In the SONA, Aquino spoke of reforms in health, social services, education, employment and the economy. He also vowed to fully implement land reform within his term.
But Madlos said the conditional cash transfer program for 3.1 million poor families is nothing but “alms.”
”Money pumped out without its equivalent value in the production of goods results no less in its devaluation and a decrease in its capacity to purchase. Such a program is a grave affront against the people because instead of providing them with land to till and quality employment they can truly rely on, they are now simply being treated as mendicants. Both the corrupt in Aquino’s government as well as politicians who are eyeing for positions in next year’s elections are the ones who really benefit … ” he said.
Madlos also said Aquino “failed or intentionally avoided talking about the most basic pillars of the nation’s economy, which are land reform and the establishment of national industrialization.
“In spite of its length, clocking at an hour and 28 minutes, he devoted only a single line regarding land reform, virtually evading the issue of distributing Hacienda Luisita. He intended to avoid having to elaborate on the very cause of impoverishment of the class that comprise the majority of Filipinos, the peasantry,” Madlos said.
“He could not have spoken about it with much integrity because of the Aquino administration’s continued refusal to implement genuine agrarian reform, and because of the rapid monopolization of land by plantations owned by the imperialists, big comprador bourgeois and big landlords, especially in Mindanao,” he added.
Madlos also criticized Aquino for not telling the country about the real condition of the workers.
“His much lengthier discourse hid the suffering of the second most populous class in the country, the workers, by way of showing statistics indicating that there was perceivable although slight decrease in the unemployment, completely evading, however in articulating the real cause of workers’ miseries, which is the utter lack of genuine national industrialization in the country,” he said.

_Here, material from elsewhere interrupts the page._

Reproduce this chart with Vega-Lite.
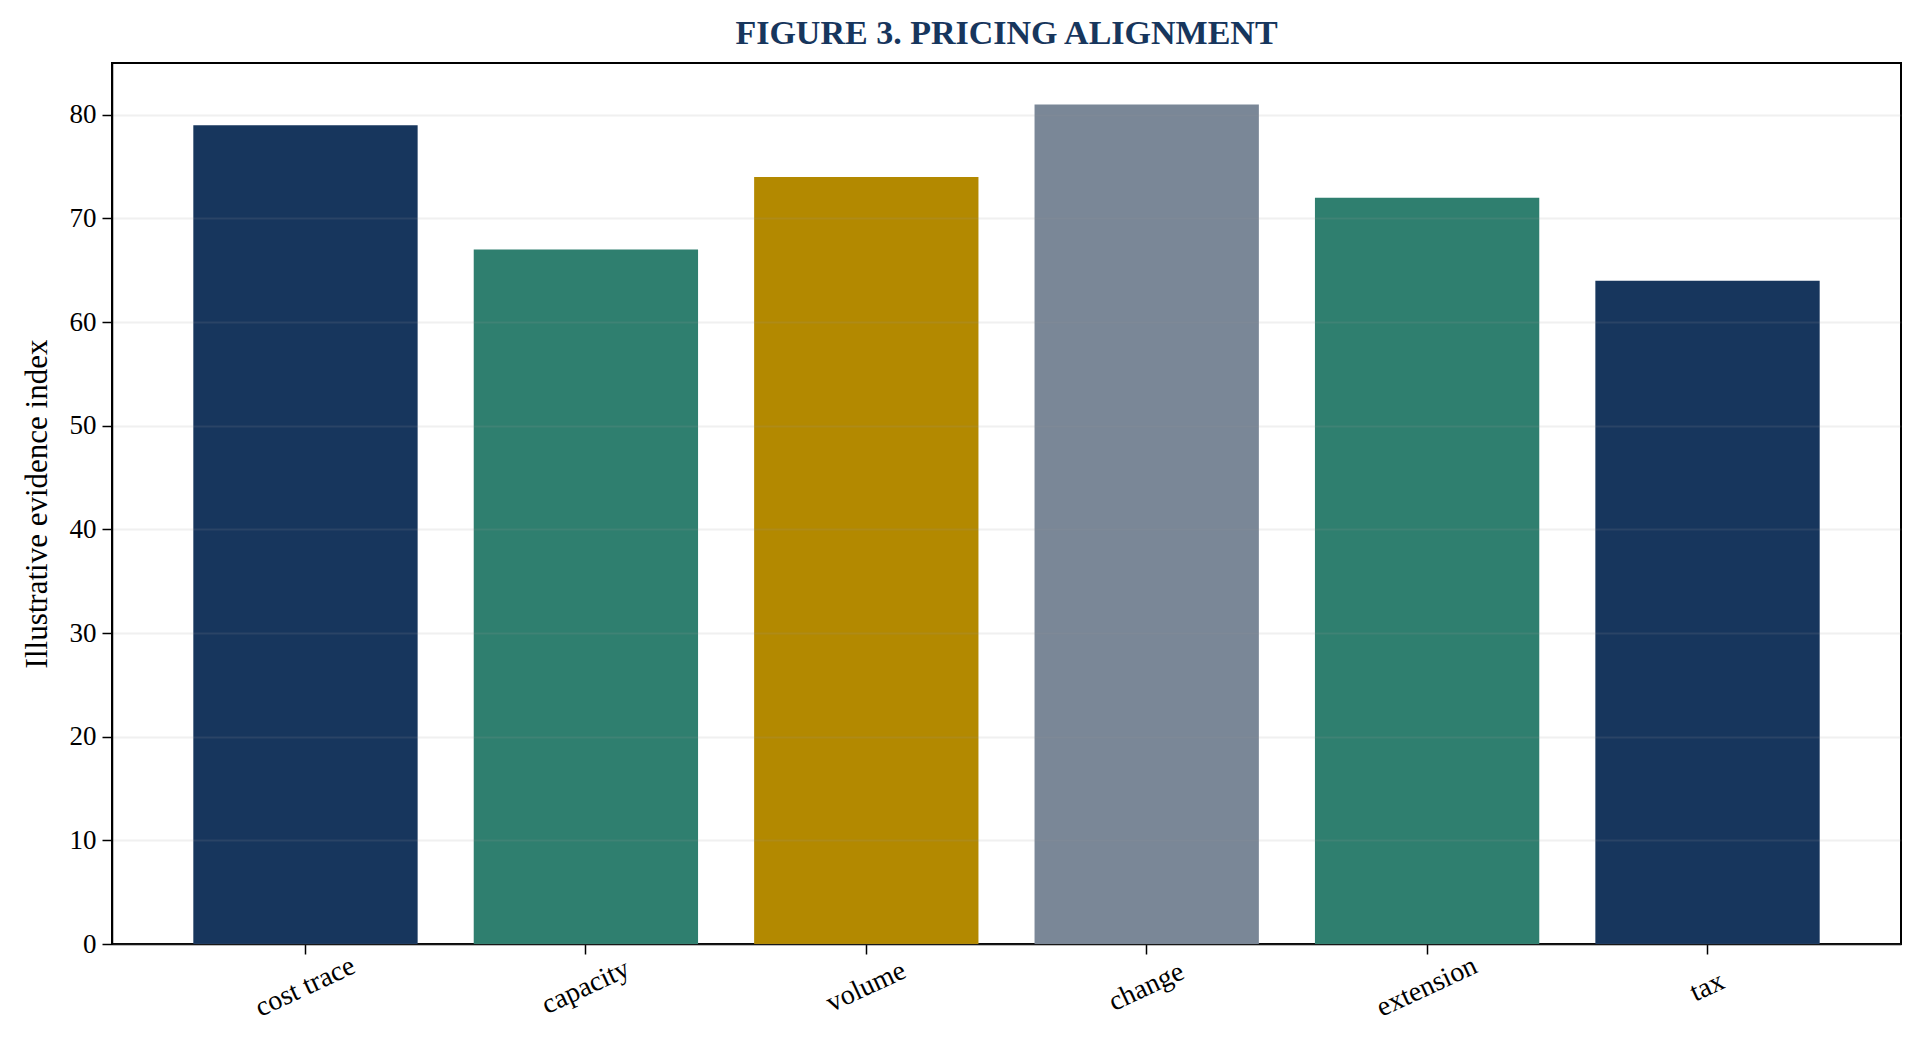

“He devoted so much time praising and entertaining us with the benefits of buko (coconust) juice while trying to enshroud the truth that the country chiefly remains a producer of raw materials and, at the same time, an importer of finished products, which generally only favor imperialist capital and profit-making, like the mines and plantations in Mindanao. The absence of basic industries in the country deprives it of real development and hinders the full mobilization of the growing worker populace,” he added.
Madlos also pointed out that the SONA was clear on government’s economic direction: heavy reliance on foreign capital and borrowing as he scoffed at Aquino’s notes on tourism.
“Tourism has been made into one of the pillars of the economy suited to entertain the influx of foreign tourists, half of whom, if we have to take the words of US Ambassador Harry K. Thomas, seek, among others, sexual gratification in the country,” Madlos said.
The SONA, Madlos also said, showed the low regard of Aquino for human rights.
“While he boasted of having neutralized the Dominguez criminal group, PNoy was silent on his government’s continuing failure to punish the butchers Palparan, Ecleo, the Ampatuans, and the killers of Fr. Pops Tentorio, Margarito J. Cabal, Jimmy Liguyon and other victim s of extra-judicial killings. He made no mention of the peace talks to conceal his regime’s fascism. Clearly, the US-Aquino regime holds human rights in low regard, as it continues to dismiss the breadth of issues in the peace talks that need to be immediately addressed,” he said.